Supplied information
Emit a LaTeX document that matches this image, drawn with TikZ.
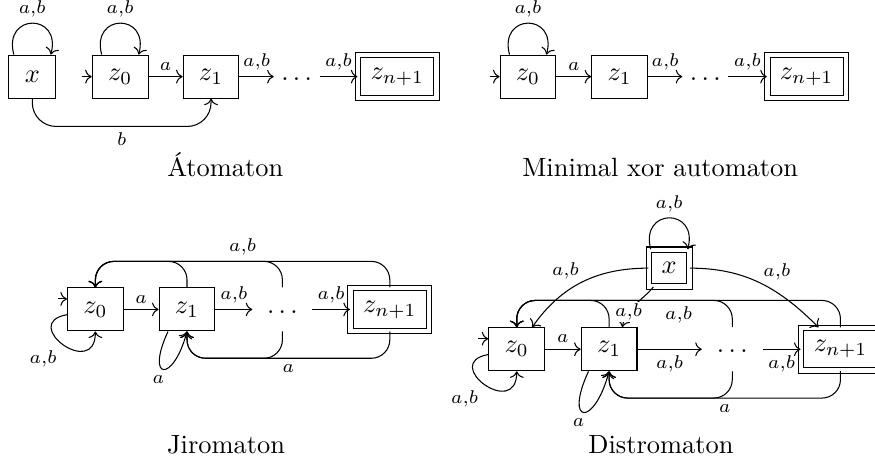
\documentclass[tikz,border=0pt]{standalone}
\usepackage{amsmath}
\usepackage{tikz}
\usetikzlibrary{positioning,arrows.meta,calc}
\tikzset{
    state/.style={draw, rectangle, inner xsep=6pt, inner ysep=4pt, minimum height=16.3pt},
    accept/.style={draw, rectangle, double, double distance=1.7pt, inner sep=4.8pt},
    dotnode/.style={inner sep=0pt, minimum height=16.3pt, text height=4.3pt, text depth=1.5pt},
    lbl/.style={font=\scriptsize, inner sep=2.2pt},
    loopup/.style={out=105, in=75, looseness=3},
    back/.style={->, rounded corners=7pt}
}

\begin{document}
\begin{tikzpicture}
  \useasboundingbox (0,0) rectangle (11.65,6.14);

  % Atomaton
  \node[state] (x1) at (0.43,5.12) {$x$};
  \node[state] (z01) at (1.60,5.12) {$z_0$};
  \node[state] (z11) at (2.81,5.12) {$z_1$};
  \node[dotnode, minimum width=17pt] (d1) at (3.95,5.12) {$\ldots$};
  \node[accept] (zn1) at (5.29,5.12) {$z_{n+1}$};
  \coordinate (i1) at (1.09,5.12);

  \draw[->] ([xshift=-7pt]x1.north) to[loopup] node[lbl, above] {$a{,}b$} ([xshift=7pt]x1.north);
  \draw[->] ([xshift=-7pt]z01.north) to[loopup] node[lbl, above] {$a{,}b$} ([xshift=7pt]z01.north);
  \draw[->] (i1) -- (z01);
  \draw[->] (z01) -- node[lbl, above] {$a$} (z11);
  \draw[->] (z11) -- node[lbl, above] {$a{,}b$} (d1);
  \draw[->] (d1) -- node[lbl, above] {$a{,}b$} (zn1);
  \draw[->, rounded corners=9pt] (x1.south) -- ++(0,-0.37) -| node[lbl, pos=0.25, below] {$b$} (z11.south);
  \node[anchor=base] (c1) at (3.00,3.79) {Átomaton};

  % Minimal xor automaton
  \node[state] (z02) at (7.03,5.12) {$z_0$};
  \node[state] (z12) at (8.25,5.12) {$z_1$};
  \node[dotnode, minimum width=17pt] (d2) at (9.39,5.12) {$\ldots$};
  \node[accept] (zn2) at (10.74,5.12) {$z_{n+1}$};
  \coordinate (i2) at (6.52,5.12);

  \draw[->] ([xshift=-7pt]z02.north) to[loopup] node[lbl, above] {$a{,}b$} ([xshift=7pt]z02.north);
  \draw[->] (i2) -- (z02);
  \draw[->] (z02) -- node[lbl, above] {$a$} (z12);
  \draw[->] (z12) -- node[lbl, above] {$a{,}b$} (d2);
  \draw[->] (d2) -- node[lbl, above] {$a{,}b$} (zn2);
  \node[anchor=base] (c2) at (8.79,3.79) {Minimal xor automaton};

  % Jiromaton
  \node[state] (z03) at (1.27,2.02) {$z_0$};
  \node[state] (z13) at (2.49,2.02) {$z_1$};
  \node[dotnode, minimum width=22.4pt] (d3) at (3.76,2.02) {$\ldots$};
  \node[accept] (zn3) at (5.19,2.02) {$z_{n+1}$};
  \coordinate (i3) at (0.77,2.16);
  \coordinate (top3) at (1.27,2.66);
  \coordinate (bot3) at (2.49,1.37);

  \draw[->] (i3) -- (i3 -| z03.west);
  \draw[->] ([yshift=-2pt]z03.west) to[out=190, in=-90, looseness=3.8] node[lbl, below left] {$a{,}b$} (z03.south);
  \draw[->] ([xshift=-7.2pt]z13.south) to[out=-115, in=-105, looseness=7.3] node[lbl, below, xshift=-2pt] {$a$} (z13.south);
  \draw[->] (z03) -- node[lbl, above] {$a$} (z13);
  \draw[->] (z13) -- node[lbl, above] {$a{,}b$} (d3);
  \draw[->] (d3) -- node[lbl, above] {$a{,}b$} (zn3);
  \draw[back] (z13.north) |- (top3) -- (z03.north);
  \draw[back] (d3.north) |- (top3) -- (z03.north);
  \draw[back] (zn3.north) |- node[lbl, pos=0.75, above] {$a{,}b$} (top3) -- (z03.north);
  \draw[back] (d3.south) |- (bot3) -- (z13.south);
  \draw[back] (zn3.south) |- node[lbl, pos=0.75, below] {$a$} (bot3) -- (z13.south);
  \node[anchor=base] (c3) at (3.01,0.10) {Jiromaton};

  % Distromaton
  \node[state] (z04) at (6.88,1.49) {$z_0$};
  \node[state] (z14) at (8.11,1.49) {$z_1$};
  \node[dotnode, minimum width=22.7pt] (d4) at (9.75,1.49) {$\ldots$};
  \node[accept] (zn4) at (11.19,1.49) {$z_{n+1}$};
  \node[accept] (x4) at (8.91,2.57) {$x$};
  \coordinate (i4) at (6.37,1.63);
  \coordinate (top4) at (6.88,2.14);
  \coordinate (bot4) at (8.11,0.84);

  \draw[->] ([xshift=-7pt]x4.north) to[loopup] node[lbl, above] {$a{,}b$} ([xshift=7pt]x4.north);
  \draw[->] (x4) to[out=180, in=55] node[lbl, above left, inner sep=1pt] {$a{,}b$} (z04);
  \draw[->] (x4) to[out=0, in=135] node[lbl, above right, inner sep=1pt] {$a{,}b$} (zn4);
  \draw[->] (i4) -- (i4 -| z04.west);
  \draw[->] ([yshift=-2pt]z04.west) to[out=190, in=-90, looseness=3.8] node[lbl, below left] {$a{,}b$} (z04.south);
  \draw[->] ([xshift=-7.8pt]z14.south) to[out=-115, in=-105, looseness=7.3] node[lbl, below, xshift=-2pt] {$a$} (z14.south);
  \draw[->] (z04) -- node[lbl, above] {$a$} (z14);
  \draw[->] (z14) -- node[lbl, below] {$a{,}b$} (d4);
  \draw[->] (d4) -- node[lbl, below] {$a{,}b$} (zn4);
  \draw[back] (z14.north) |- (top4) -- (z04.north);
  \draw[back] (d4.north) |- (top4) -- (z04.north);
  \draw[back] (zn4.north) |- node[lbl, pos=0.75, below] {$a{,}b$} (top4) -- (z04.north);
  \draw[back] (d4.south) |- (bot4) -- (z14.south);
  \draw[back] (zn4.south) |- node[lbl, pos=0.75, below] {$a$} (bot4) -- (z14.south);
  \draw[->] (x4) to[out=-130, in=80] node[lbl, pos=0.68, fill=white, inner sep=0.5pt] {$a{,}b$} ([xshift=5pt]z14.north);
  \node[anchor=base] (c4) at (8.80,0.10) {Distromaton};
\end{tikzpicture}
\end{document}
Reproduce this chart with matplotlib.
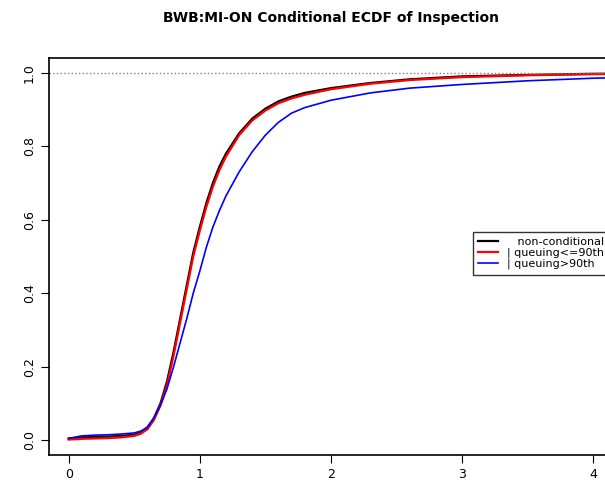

Required work
Could you reproduce every record above exactly, leaving out the pictures?

Problem solution
Emit a LaTeX document that matches this image, drawn with TikZ.
\documentclass[tikz,border=0pt]{standalone}
\usepackage{amsmath}
\usepackage{tikz}
\usetikzlibrary{positioning,arrows.meta,calc}
\tikzset{
    state/.style={draw, rectangle, inner xsep=6pt, inner ysep=4pt, minimum height=16.3pt},
    accept/.style={draw, rectangle, double, double distance=1.7pt, inner sep=4.8pt},
    dotnode/.style={inner sep=0pt, minimum height=16.3pt, text height=4.3pt, text depth=1.5pt},
    lbl/.style={font=\scriptsize, inner sep=2.2pt},
    loopup/.style={out=105, in=75, looseness=3},
    back/.style={->, rounded corners=7pt}
}

\begin{document}
\begin{tikzpicture}
  \useasboundingbox (0,0) rectangle (11.65,6.14);

  % Atomaton
  \node[state] (x1) at (0.43,5.12) {$x$};
  \node[state] (z01) at (1.60,5.12) {$z_0$};
  \node[state] (z11) at (2.81,5.12) {$z_1$};
  \node[dotnode, minimum width=17pt] (d1) at (3.95,5.12) {$\ldots$};
  \node[accept] (zn1) at (5.29,5.12) {$z_{n+1}$};
  \coordinate (i1) at (1.09,5.12);

  \draw[->] ([xshift=-7pt]x1.north) to[loopup] node[lbl, above] {$a{,}b$} ([xshift=7pt]x1.north);
  \draw[->] ([xshift=-7pt]z01.north) to[loopup] node[lbl, above] {$a{,}b$} ([xshift=7pt]z01.north);
  \draw[->] (i1) -- (z01);
  \draw[->] (z01) -- node[lbl, above] {$a$} (z11);
  \draw[->] (z11) -- node[lbl, above] {$a{,}b$} (d1);
  \draw[->] (d1) -- node[lbl, above] {$a{,}b$} (zn1);
  \draw[->, rounded corners=9pt] (x1.south) -- ++(0,-0.37) -| node[lbl, pos=0.25, below] {$b$} (z11.south);
  \node[anchor=base] (c1) at (3.00,3.79) {Átomaton};

  % Minimal xor automaton
  \node[state] (z02) at (7.03,5.12) {$z_0$};
  \node[state] (z12) at (8.25,5.12) {$z_1$};
  \node[dotnode, minimum width=17pt] (d2) at (9.39,5.12) {$\ldots$};
  \node[accept] (zn2) at (10.74,5.12) {$z_{n+1}$};
  \coordinate (i2) at (6.52,5.12);

  \draw[->] ([xshift=-7pt]z02.north) to[loopup] node[lbl, above] {$a{,}b$} ([xshift=7pt]z02.north);
  \draw[->] (i2) -- (z02);
  \draw[->] (z02) -- node[lbl, above] {$a$} (z12);
  \draw[->] (z12) -- node[lbl, above] {$a{,}b$} (d2);
  \draw[->] (d2) -- node[lbl, above] {$a{,}b$} (zn2);
  \node[anchor=base] (c2) at (8.79,3.79) {Minimal xor automaton};

  % Jiromaton
  \node[state] (z03) at (1.27,2.02) {$z_0$};
  \node[state] (z13) at (2.49,2.02) {$z_1$};
  \node[dotnode, minimum width=22.4pt] (d3) at (3.76,2.02) {$\ldots$};
  \node[accept] (zn3) at (5.19,2.02) {$z_{n+1}$};
  \coordinate (i3) at (0.77,2.16);
  \coordinate (top3) at (1.27,2.66);
  \coordinate (bot3) at (2.49,1.37);

  \draw[->] (i3) -- (i3 -| z03.west);
  \draw[->] ([yshift=-2pt]z03.west) to[out=190, in=-90, looseness=3.8] node[lbl, below left] {$a{,}b$} (z03.south);
  \draw[->] ([xshift=-7.2pt]z13.south) to[out=-115, in=-105, looseness=7.3] node[lbl, below, xshift=-2pt] {$a$} (z13.south);
  \draw[->] (z03) -- node[lbl, above] {$a$} (z13);
  \draw[->] (z13) -- node[lbl, above] {$a{,}b$} (d3);
  \draw[->] (d3) -- node[lbl, above] {$a{,}b$} (zn3);
  \draw[back] (z13.north) |- (top3) -- (z03.north);
  \draw[back] (d3.north) |- (top3) -- (z03.north);
  \draw[back] (zn3.north) |- node[lbl, pos=0.75, above] {$a{,}b$} (top3) -- (z03.north);
  \draw[back] (d3.south) |- (bot3) -- (z13.south);
  \draw[back] (zn3.south) |- node[lbl, pos=0.75, below] {$a$} (bot3) -- (z13.south);
  \node[anchor=base] (c3) at (3.01,0.10) {Jiromaton};

  % Distromaton
  \node[state] (z04) at (6.88,1.49) {$z_0$};
  \node[state] (z14) at (8.11,1.49) {$z_1$};
  \node[dotnode, minimum width=22.7pt] (d4) at (9.75,1.49) {$\ldots$};
  \node[accept] (zn4) at (11.19,1.49) {$z_{n+1}$};
  \node[accept] (x4) at (8.91,2.57) {$x$};
  \coordinate (i4) at (6.37,1.63);
  \coordinate (top4) at (6.88,2.14);
  \coordinate (bot4) at (8.11,0.84);

  \draw[->] ([xshift=-7pt]x4.north) to[loopup] node[lbl, above] {$a{,}b$} ([xshift=7pt]x4.north);
  \draw[->] (x4) to[out=180, in=55] node[lbl, above left, inner sep=1pt] {$a{,}b$} (z04);
  \draw[->] (x4) to[out=0, in=135] node[lbl, above right, inner sep=1pt] {$a{,}b$} (zn4);
  \draw[->] (i4) -- (i4 -| z04.west);
  \draw[->] ([yshift=-2pt]z04.west) to[out=190, in=-90, looseness=3.8] node[lbl, below left] {$a{,}b$} (z04.south);
  \draw[->] ([xshift=-7.8pt]z14.south) to[out=-115, in=-105, looseness=7.3] node[lbl, below, xshift=-2pt] {$a$} (z14.south);
  \draw[->] (z04) -- node[lbl, above] {$a$} (z14);
  \draw[->] (z14) -- node[lbl, below] {$a{,}b$} (d4);
  \draw[->] (d4) -- node[lbl, below] {$a{,}b$} (zn4);
  \draw[back] (z14.north) |- (top4) -- (z04.north);
  \draw[back] (d4.north) |- (top4) -- (z04.north);
  \draw[back] (zn4.north) |- node[lbl, pos=0.75, below] {$a{,}b$} (top4) -- (z04.north);
  \draw[back] (d4.south) |- (bot4) -- (z14.south);
  \draw[back] (zn4.south) |- node[lbl, pos=0.75, below] {$a$} (bot4) -- (z14.south);
  \draw[->] (x4) to[out=-130, in=80] node[lbl, pos=0.68, fill=white, inner sep=0.5pt] {$a{,}b$} ([xshift=5pt]z14.north);
  \node[anchor=base] (c4) at (8.80,0.10) {Distromaton};
\end{tikzpicture}
\end{document}
Reproduce this chart with matplotlib.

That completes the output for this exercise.